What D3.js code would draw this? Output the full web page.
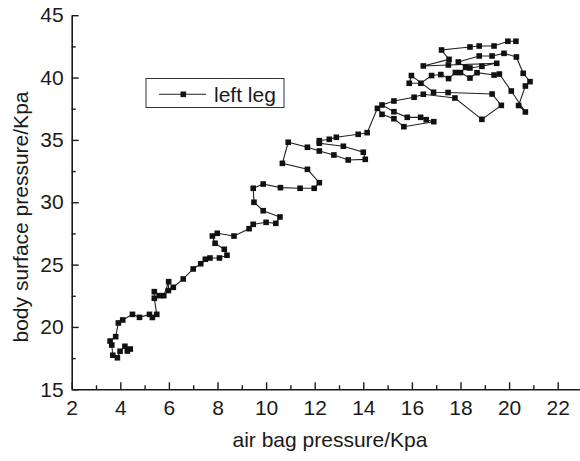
<!DOCTYPE html>
<html>
<head>
<meta charset="utf-8">
<script src="https://cdn.jsdelivr.net/npm/d3@7"></script>
<style>
  body { margin: 0; background: #fff; }
  svg { display: block; font-family: "Liberation Sans", Arial, sans-serif; }
</style>
</head>
<body>
<div id="chart"></div>
<script>
// air bag pressure (Kpa) in path order
const airBag = [
    4.29, 4.41, 4.19, 3.99, 3.88, 3.69, 3.65, 3.58, 3.81, 3.92, 4.10, 4.50, 4.79, 5.20, 5.32, 5.50,
    5.40, 5.40, 5.61, 5.79, 5.99, 5.98, 6.18, 6.59, 7.00, 7.31, 7.50, 7.69, 8.08, 8.39, 8.28, 7.90,
    7.79, 7.99, 8.68, 9.30, 9.47, 10.00, 10.40, 10.57, 9.88, 9.50, 9.47, 9.88, 10.59, 11.40, 11.98, 12.19,
    11.70, 10.67, 10.91, 11.70, 12.19, 12.79, 13.38, 14.08, 14.00, 13.18, 12.19, 12.19, 12.60, 12.89, 13.79, 14.16,
    14.58, 14.77, 15.26, 15.67, 16.90, 16.59, 16.36, 15.81, 15.26, 14.77, 15.26, 16.09, 16.47, 17.77, 18.88, 19.68,
    19.30, 17.49, 16.89, 15.98, 15.89, 16.37, 16.81, 17.19, 17.51, 17.79, 18.00, 18.39, 18.68, 19.38, 19.60, 20.09,
    20.67, 20.39, 20.67, 20.86, 20.58, 20.30, 19.79, 19.30, 18.77, 17.91, 18.21, 18.39, 18.88, 19.49, 17.50, 16.47,
    17.53, 17.22, 18.39, 18.77, 19.38, 19.95, 20.28
];
// body surface pressure (Kpa), same order
const bodySurface = [
    18.07, 18.23, 18.45, 18.05, 17.53, 17.73, 18.55, 18.87, 19.22, 20.32, 20.56, 21.01, 20.77, 21.01, 20.76, 21.01,
    22.30, 22.83, 22.51, 22.51, 23.63, 22.92, 23.18, 23.85, 24.65, 25.07, 25.43, 25.53, 25.53, 25.75, 26.23, 26.71,
    27.29, 27.51, 27.29, 27.88, 28.23, 28.39, 28.31, 28.82, 29.32, 30.00, 31.12, 31.46, 31.17, 31.12, 31.12, 31.57,
    32.64, 33.12, 34.81, 34.41, 34.11, 33.79, 33.39, 33.44, 34.01, 34.49, 34.73, 34.94, 35.05, 35.21, 35.45, 35.58,
    37.53, 37.05, 36.70, 36.06, 36.46, 36.62, 36.81, 36.81, 37.26, 37.80, 38.12, 38.42, 38.66, 38.36, 36.65, 37.77,
    38.68, 38.80, 38.82, 40.16, 39.54, 39.54, 40.16, 40.24, 39.92, 40.40, 40.40, 39.96, 40.39, 40.20, 40.28, 38.92,
    37.24, 37.76, 39.32, 39.67, 40.34, 41.65, 41.94, 41.73, 41.73, 41.25, 40.81, 40.77, 40.90, 41.14, 41.01, 40.93,
    41.46, 42.21, 42.45, 42.53, 42.53, 42.91, 42.91
];

const xTicks = [2, 4, 6, 8, 10, 12, 14, 16, 18, 20, 22];
const xMinorTicks = [3, 5, 7, 9, 11, 13, 15, 17, 19, 21, 23];
const yTicks = [15, 20, 25, 30, 35, 40, 45];
const yMinorTicks = [17.5, 22.5, 27.5, 32.5, 37.5, 42.5];
const seriesName = 'left leg';

drawChart();

function drawChart() {
    const width = 580;
    const height = 461;
    const ink = '#1a1a1a';

    const svg = d3.select('#chart')
        .append('svg')
        .attr('width', width)
        .attr('height', height);

    const x = d3.scaleLinear().domain([2, 23]).range([71.7, 582]);
    const y = d3.scaleLinear().domain([15, 45]).range([389.3, 15.2]);

    // axes, ticks point inwards
    const xAxis = svg.append('g')
        .attr('transform', `translate(0, ${y(15)})`)
        .call(d3.axisBottom(x).tickValues(xTicks).tickSizeInner(-7).tickSizeOuter(0).tickPadding(11));
    svg.append('g')
        .attr('transform', `translate(0, ${y(15)})`)
        .call(d3.axisBottom(x).tickValues(xMinorTicks).tickFormat('').tickSizeInner(-4).tickSizeOuter(0))
        .select('.domain').remove();

    const yAxis = svg.append('g')
        .attr('transform', `translate(${x(2)}, 0)`)
        .call(d3.axisLeft(y).tickValues(yTicks).tickSizeInner(-7).tickSizeOuter(0).tickPadding(8));
    svg.append('g')
        .attr('transform', `translate(${x(2)}, 0)`)
        .call(d3.axisLeft(y).tickValues(yMinorTicks).tickFormat('').tickSizeInner(-4).tickSizeOuter(0))
        .select('.domain').remove();

    svg.selectAll('.domain').attr('stroke', ink).attr('stroke-width', 1.6);
    svg.selectAll('.tick line').attr('stroke', ink).attr('stroke-width', 1.4);
    svg.selectAll('.tick text')
        .attr('fill', ink)
        .style('font-size', '21px')
        .style('font-family', '"Liberation Sans", Arial, sans-serif');

    // axis titles
    svg.append('text')
        .attr('x', 330)
        .attr('y', 447)
        .attr('text-anchor', 'middle')
        .attr('fill', ink)
        .style('font-size', '21px')
        .text('air bag pressure/Kpa');

    svg.append('text')
        .attr('transform', 'translate(28, 217) rotate(-90)')
        .attr('text-anchor', 'middle')
        .attr('fill', ink)
        .style('font-size', '21px')
        .text('body surface pressure/Kpa');

    // series line + square markers
    const points = airBag.map((v, i) => ({ x: v, y: bodySurface[i] }));
    const line = d3.line().x(d => x(d.x)).y(d => y(d.y));

    svg.append('path')
        .datum(points)
        .attr('fill', 'none')
        .attr('stroke', '#222')
        .attr('stroke-width', 1.1)
        .attr('d', line);

    const size = 5.6;
    svg.append('g')
        .selectAll('rect')
        .data(points)
        .join('rect')
        .attr('x', d => x(d.x) - size / 2)
        .attr('y', d => y(d.y) - size / 2)
        .attr('width', size)
        .attr('height', size)
        .attr('fill', '#111');

    // legend
    const legend = svg.append('g');
    legend.append('rect')
        .attr('x', 146)
        .attr('y', 78.5)
        .attr('width', 138)
        .attr('height', 29)
        .attr('fill', '#fff')
        .attr('stroke', '#333')
        .attr('stroke-width', 1);
    legend.append('line')
        .attr('x1', 159).attr('x2', 206)
        .attr('y1', 94.3).attr('y2', 94.3)
        .attr('stroke', '#222')
        .attr('stroke-width', 1.1);
    legend.append('rect')
        .attr('x', 183.3 - size / 2)
        .attr('y', 94.3 - size / 2)
        .attr('width', size)
        .attr('height', size)
        .attr('fill', '#111');
    legend.append('text')
        .attr('x', 214)
        .attr('y', 101.5)
        .attr('fill', ink)
        .style('font-size', '21px')
        .text(seriesName);
}
</script>
</body>
</html>
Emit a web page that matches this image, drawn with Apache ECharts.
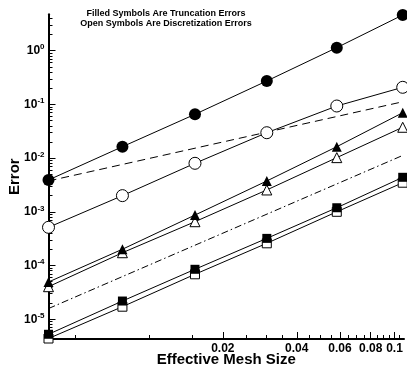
<!DOCTYPE html>
<html>
<head>
<meta charset="utf-8">
<script src="https://cdn.jsdelivr.net/npm/echarts@6/dist/echarts.min.js"></script>
<style>
    html, body { margin: 0; padding: 0; background: #fff; }
    #chart { width: 407px; height: 374px; }
</style>
</head>
<body>
<div id="chart"></div>
<script>
    // effective mesh size of each grid level
    var meshSize = [0.0039, 0.0078, 0.0154, 0.0302, 0.0582, 0.108];

    // filled symbols: truncation errors
    var truncCircle   = [3.91e-3, 0.0163, 0.0654, 0.273, 1.14, 4.62];
    var truncTriangle = [4.93e-5, 2.01e-4, 8.7e-4, 3.75e-3, 0.0163, 0.070];
    var truncSquare   = [5.24e-6, 2.18e-5, 8.5e-5, 3.2e-4, 1.19e-3, 4.39e-3];

    // open symbols: discretization errors
    var discCircle   = [5.14e-4, 2.0e-3, 8.0e-3, 0.0297, 0.0933, 0.208];
    var discTriangle = [4.03e-5, 1.73e-4, 6.54e-4, 2.55e-3, 0.0102, 0.0375];
    var discSquare   = [4.37e-6, 1.71e-5, 6.86e-5, 2.59e-4, 1.0e-3, 3.48e-3];

    // reference slopes (first order dashed, second order dash-dot)
    var refMesh   = [0.0039, 0.109];
    var refFirst  = [3.75e-3, 0.113];
    var refSecond = [1.58e-5, 0.01142];

    // axis ranges and ticks
    var xRange = [0.0039, 0.1093];
    var yRange = [4.28e-6, 4.76];
    var xMajorTicks = [0.02, 0.04, 0.06, 0.08, 0.1];
    var xMinorTicks = [0.005, 0.01, 0.015, 0.025, 0.03, 0.035, 0.045, 0.05, 0.055,
                       0.065, 0.07, 0.075, 0.085, 0.09, 0.095, 0.105];
    var yMajorTicks = [1e-5, 1e-4, 1e-3, 1e-2, 1e-1, 1];
    var yMinorFactors = [2, 3, 4, 5, 6, 7, 8, 9];

    var font = 'Liberation Sans, Arial, sans-serif';

    function lg(v) { return Math.log10(v); }

    function pairs(xs, ys) {
        return xs.map(function (x, i) { return [lg(x), lg(ys[i])]; });
    }

    var yMinorTicks = [];
    for (var n = -6; n <= 0; n++) {
        yMinorFactors.forEach(function (f) {
            var v = f * Math.pow(10, n);
            if (v > yRange[0] && v < yRange[1]) yMinorTicks.push(v);
        });
    }

    function markSeries(ys, symbol, size, filled) {
        return {
            type: 'line',
            data: pairs(meshSize, ys),
            symbol: symbol,
            symbolSize: size,
            showAllSymbol: true,
            z: filled ? 4 : 3,
            lineStyle: { color: '#000', width: 1 },
            itemStyle: filled
                ? { color: '#000', borderWidth: 0 }
                : { color: '#fff', borderColor: '#000', borderWidth: 1 },
            emphasis: { disabled: true }
        };
    }

    function refSeries(ys, dash) {
        return {
            type: 'line',
            data: pairs(refMesh, ys),
            symbol: 'none',
            z: 2,
            lineStyle: { color: '#000', width: 1, type: dash },
            emphasis: { disabled: true }
        };
    }

    var gridBox = { left: 48.5, right: 3, top: 14.3, bottom: 35, outerBoundsMode: 'none' };

    var myChart = echarts.init(document.getElementById('chart'));
    var option = {
        animation: false,
        backgroundColor: '#fff',
        title: {
            text: 'Filled Symbols Are Truncation Errors\nOpen Symbols Are Discretization Errors',
            left: 161,
            top: 4,
            textAlign: 'center',
            textStyle: { fontFamily: font, fontSize: 9, fontWeight: 'bold', color: '#000', lineHeight: 10 }
        },
        grid: [
            Object.assign({}, gridBox),
            Object.assign({}, gridBox)
        ],
        xAxis: [
            {
                type: 'value',
                gridIndex: 0,
                min: lg(xRange[0]),
                max: lg(xRange[1]),
                name: 'Effective Mesh Size',
                nameLocation: 'middle',
                nameGap: 13,
                nameMoveOverlap: false,
                nameTextStyle: { fontFamily: font, fontSize: 15, fontWeight: 'bold', color: '#000' },
                axisLine: { show: true, onZero: false, lineStyle: { color: '#000', width: 2 } },
                axisTick: {
                    show: true, inside: true, length: 7,
                    customValues: xMajorTicks.map(lg),
                    lineStyle: { color: '#000', width: 1 }
                },
                axisLabel: {
                    customValues: xMajorTicks.map(lg),
                    formatter: function (v) { return String(+Math.pow(10, v).toPrecision(2)); },
                    fontFamily: font, fontSize: 12, fontWeight: 'bold', color: '#000', margin: 4
                },
                splitLine: { show: false }
            },
            {
                type: 'value',
                gridIndex: 1,
                min: lg(xRange[0]),
                max: lg(xRange[1]),
                axisLine: { show: false, onZero: false },
                axisTick: {
                    show: true, inside: true, length: 4,
                    customValues: xMinorTicks.map(lg),
                    lineStyle: { color: '#000', width: 1 }
                },
                axisLabel: { show: false },
                splitLine: { show: false }
            }
        ],
        yAxis: [
            {
                type: 'value',
                gridIndex: 0,
                min: lg(yRange[0]),
                max: lg(yRange[1]),
                name: 'Error',
                nameLocation: 'middle',
                nameGap: 26,
                nameMoveOverlap: false,
                nameTextStyle: { fontFamily: font, fontSize: 15, fontWeight: 'bold', color: '#000' },
                axisLine: { show: true, onZero: false, lineStyle: { color: '#000', width: 2 } },
                axisTick: {
                    show: true, inside: true, length: 7,
                    customValues: yMajorTicks.map(lg),
                    lineStyle: { color: '#000', width: 1 }
                },
                axisLabel: {
                    customValues: yMajorTicks.map(lg),
                    formatter: function (v) { return '{b|10}{s|' + Math.round(v) + '}'; },
                    margin: 4,
                    rich: {
                        b: { fontFamily: font, fontSize: 12, fontWeight: 'bold', color: '#000', lineHeight: 14 },
                        s: { fontFamily: font, fontSize: 8, fontWeight: 'bold', color: '#000', lineHeight: 8, padding: [0, 0, 7, 0] }
                    }
                },
                splitLine: { show: false }
            },
            {
                type: 'value',
                gridIndex: 1,
                min: lg(yRange[0]),
                max: lg(yRange[1]),
                axisLine: { show: false, onZero: false },
                axisTick: {
                    show: true, inside: true, length: 4,
                    customValues: yMinorTicks.map(lg),
                    lineStyle: { color: '#000', width: 1 }
                },
                axisLabel: { show: false },
                splitLine: { show: false }
            }
        ],
        series: [
            refSeries(refFirst, [8, 5]),
            refSeries(refSecond, [7, 3, 1.5, 3]),
            markSeries(discCircle, 'circle', 12, false),
            markSeries(truncCircle, 'circle', 12, true),
            markSeries(discTriangle, 'triangle', 10, false),
            markSeries(truncTriangle, 'triangle', 10, true),
            markSeries(discSquare, 'rect', 9, false),
            markSeries(truncSquare, 'rect', 9, true)
        ]
    };
    myChart.setOption(option);
</script>
</body>
</html>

* WHAT NEEDS TO BE DONE: Determine how many lines of this listing contain "page", and give only the number.

* ANSWER TO THIS EXERCISE: 2